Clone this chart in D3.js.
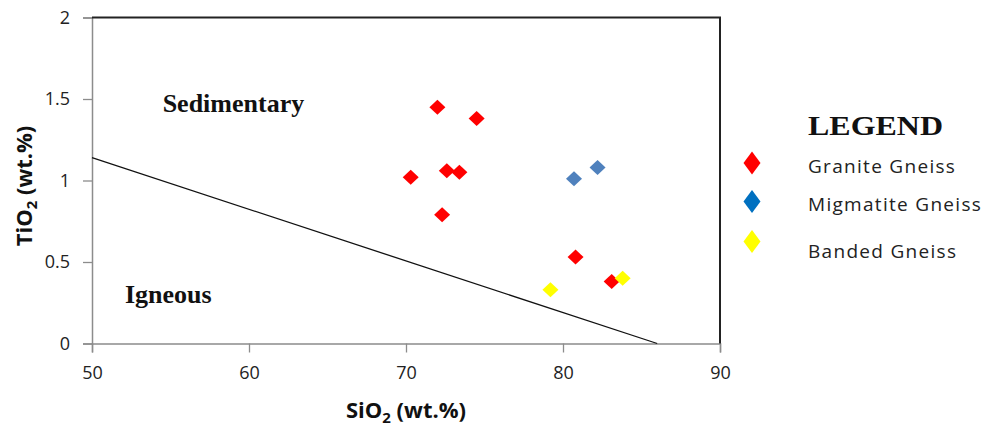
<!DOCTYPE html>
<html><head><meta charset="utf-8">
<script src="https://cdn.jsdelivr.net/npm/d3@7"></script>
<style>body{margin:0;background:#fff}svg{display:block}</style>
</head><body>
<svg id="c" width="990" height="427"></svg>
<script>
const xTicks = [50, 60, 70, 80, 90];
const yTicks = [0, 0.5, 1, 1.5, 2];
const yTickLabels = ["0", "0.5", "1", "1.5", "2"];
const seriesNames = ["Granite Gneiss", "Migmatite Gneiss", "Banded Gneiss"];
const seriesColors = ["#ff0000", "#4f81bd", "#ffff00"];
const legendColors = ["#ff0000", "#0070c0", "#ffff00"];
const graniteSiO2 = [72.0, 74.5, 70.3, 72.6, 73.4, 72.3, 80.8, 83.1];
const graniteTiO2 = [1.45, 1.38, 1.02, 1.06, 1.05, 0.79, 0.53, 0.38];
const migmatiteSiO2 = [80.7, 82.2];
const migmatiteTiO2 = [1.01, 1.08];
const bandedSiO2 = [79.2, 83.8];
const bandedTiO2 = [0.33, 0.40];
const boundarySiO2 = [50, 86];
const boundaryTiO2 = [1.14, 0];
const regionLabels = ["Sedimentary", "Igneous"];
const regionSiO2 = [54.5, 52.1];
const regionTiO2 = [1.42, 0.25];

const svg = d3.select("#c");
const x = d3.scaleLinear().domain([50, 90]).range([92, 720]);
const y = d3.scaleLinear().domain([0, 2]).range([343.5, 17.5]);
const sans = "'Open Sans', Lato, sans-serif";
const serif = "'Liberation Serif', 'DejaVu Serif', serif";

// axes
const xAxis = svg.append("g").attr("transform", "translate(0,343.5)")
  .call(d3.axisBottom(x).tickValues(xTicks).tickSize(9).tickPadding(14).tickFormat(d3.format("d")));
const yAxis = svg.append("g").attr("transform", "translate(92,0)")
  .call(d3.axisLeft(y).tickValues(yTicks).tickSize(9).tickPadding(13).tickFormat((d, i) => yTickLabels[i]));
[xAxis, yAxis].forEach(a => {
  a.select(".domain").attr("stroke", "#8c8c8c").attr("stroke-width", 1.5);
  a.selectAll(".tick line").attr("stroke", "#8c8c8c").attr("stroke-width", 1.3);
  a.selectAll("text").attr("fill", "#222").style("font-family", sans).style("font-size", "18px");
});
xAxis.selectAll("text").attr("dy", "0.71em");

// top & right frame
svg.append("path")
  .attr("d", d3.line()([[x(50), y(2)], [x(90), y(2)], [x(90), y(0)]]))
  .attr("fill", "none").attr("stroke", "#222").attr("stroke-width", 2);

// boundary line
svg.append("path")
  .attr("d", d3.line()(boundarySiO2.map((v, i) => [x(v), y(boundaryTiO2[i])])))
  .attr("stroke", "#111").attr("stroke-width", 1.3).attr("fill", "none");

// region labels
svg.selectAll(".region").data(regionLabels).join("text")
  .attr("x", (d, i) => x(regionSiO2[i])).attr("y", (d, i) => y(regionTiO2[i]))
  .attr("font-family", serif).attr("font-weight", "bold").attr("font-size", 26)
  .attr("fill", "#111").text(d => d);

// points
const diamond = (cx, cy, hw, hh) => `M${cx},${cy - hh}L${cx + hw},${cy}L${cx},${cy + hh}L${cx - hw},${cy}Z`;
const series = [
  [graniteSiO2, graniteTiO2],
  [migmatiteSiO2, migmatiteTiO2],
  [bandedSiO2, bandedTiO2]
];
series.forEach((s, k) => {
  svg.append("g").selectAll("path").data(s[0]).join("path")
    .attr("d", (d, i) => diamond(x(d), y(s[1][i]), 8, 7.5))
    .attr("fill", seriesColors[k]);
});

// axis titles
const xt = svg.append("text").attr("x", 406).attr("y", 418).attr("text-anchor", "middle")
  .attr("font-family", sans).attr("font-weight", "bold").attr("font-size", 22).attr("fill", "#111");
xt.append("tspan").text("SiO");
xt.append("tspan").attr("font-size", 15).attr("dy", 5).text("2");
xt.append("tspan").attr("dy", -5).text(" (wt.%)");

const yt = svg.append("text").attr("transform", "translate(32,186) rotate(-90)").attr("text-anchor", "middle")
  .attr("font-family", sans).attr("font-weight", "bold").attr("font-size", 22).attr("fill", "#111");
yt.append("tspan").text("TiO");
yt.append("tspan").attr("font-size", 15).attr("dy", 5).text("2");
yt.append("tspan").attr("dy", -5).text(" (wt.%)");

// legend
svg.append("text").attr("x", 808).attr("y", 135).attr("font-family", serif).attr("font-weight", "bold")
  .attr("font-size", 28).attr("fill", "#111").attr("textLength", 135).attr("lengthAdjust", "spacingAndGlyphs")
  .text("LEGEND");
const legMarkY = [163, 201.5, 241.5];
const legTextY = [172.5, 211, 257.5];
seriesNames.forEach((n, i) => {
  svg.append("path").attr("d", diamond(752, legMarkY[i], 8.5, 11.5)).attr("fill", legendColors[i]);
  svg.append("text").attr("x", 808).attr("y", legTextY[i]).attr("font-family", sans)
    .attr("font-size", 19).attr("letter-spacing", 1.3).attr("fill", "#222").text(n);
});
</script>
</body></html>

__Exercise description__
Write the material out again exactly as it appears, dropping the pictures.

__Reply to the exercise__
Clone this chart in D3.js.
<!DOCTYPE html>
<html><head><meta charset="utf-8">
<script src="https://cdn.jsdelivr.net/npm/d3@7"></script>
<style>body{margin:0;background:#fff}svg{display:block}</style>
</head><body>
<svg id="c" width="990" height="427"></svg>
<script>
const xTicks = [50, 60, 70, 80, 90];
const yTicks = [0, 0.5, 1, 1.5, 2];
const yTickLabels = ["0", "0.5", "1", "1.5", "2"];
const seriesNames = ["Granite Gneiss", "Migmatite Gneiss", "Banded Gneiss"];
const seriesColors = ["#ff0000", "#4f81bd", "#ffff00"];
const legendColors = ["#ff0000", "#0070c0", "#ffff00"];
const graniteSiO2 = [72.0, 74.5, 70.3, 72.6, 73.4, 72.3, 80.8, 83.1];
const graniteTiO2 = [1.45, 1.38, 1.02, 1.06, 1.05, 0.79, 0.53, 0.38];
const migmatiteSiO2 = [80.7, 82.2];
const migmatiteTiO2 = [1.01, 1.08];
const bandedSiO2 = [79.2, 83.8];
const bandedTiO2 = [0.33, 0.40];
const boundarySiO2 = [50, 86];
const boundaryTiO2 = [1.14, 0];
const regionLabels = ["Sedimentary", "Igneous"];
const regionSiO2 = [54.5, 52.1];
const regionTiO2 = [1.42, 0.25];

const svg = d3.select("#c");
const x = d3.scaleLinear().domain([50, 90]).range([92, 720]);
const y = d3.scaleLinear().domain([0, 2]).range([343.5, 17.5]);
const sans = "'Open Sans', Lato, sans-serif";
const serif = "'Liberation Serif', 'DejaVu Serif', serif";

// axes
const xAxis = svg.append("g").attr("transform", "translate(0,343.5)")
  .call(d3.axisBottom(x).tickValues(xTicks).tickSize(9).tickPadding(14).tickFormat(d3.format("d")));
const yAxis = svg.append("g").attr("transform", "translate(92,0)")
  .call(d3.axisLeft(y).tickValues(yTicks).tickSize(9).tickPadding(13).tickFormat((d, i) => yTickLabels[i]));
[xAxis, yAxis].forEach(a => {
  a.select(".domain").attr("stroke", "#8c8c8c").attr("stroke-width", 1.5);
  a.selectAll(".tick line").attr("stroke", "#8c8c8c").attr("stroke-width", 1.3);
  a.selectAll("text").attr("fill", "#222").style("font-family", sans).style("font-size", "18px");
});
xAxis.selectAll("text").attr("dy", "0.71em");

// top & right frame
svg.append("path")
  .attr("d", d3.line()([[x(50), y(2)], [x(90), y(2)], [x(90), y(0)]]))
  .attr("fill", "none").attr("stroke", "#222").attr("stroke-width", 2);

// boundary line
svg.append("path")
  .attr("d", d3.line()(boundarySiO2.map((v, i) => [x(v), y(boundaryTiO2[i])])))
  .attr("stroke", "#111").attr("stroke-width", 1.3).attr("fill", "none");

// region labels
svg.selectAll(".region").data(regionLabels).join("text")
  .attr("x", (d, i) => x(regionSiO2[i])).attr("y", (d, i) => y(regionTiO2[i]))
  .attr("font-family", serif).attr("font-weight", "bold").attr("font-size", 26)
  .attr("fill", "#111").text(d => d);

// points
const diamond = (cx, cy, hw, hh) => `M${cx},${cy - hh}L${cx + hw},${cy}L${cx},${cy + hh}L${cx - hw},${cy}Z`;
const series = [
  [graniteSiO2, graniteTiO2],
  [migmatiteSiO2, migmatiteTiO2],
  [bandedSiO2, bandedTiO2]
];
series.forEach((s, k) => {
  svg.append("g").selectAll("path").data(s[0]).join("path")
    .attr("d", (d, i) => diamond(x(d), y(s[1][i]), 8, 7.5))
    .attr("fill", seriesColors[k]);
});

// axis titles
const xt = svg.append("text").attr("x", 406).attr("y", 418).attr("text-anchor", "middle")
  .attr("font-family", sans).attr("font-weight", "bold").attr("font-size", 22).attr("fill", "#111");
xt.append("tspan").text("SiO");
xt.append("tspan").attr("font-size", 15).attr("dy", 5).text("2");
xt.append("tspan").attr("dy", -5).text(" (wt.%)");

const yt = svg.append("text").attr("transform", "translate(32,186) rotate(-90)").attr("text-anchor", "middle")
  .attr("font-family", sans).attr("font-weight", "bold").attr("font-size", 22).attr("fill", "#111");
yt.append("tspan").text("TiO");
yt.append("tspan").attr("font-size", 15).attr("dy", 5).text("2");
yt.append("tspan").attr("dy", -5).text(" (wt.%)");

// legend
svg.append("text").attr("x", 808).attr("y", 135).attr("font-family", serif).attr("font-weight", "bold")
  .attr("font-size", 28).attr("fill", "#111").attr("textLength", 135).attr("lengthAdjust", "spacingAndGlyphs")
  .text("LEGEND");
const legMarkY = [163, 201.5, 241.5];
const legTextY = [172.5, 211, 257.5];
seriesNames.forEach((n, i) => {
  svg.append("path").attr("d", diamond(752, legMarkY[i], 8.5, 11.5)).attr("fill", legendColors[i]);
  svg.append("text").attr("x", 808).attr("y", legTextY[i]).attr("font-family", sans)
    .attr("font-size", 19).attr("letter-spacing", 1.3).attr("fill", "#222").text(n);
});
</script>
</body></html>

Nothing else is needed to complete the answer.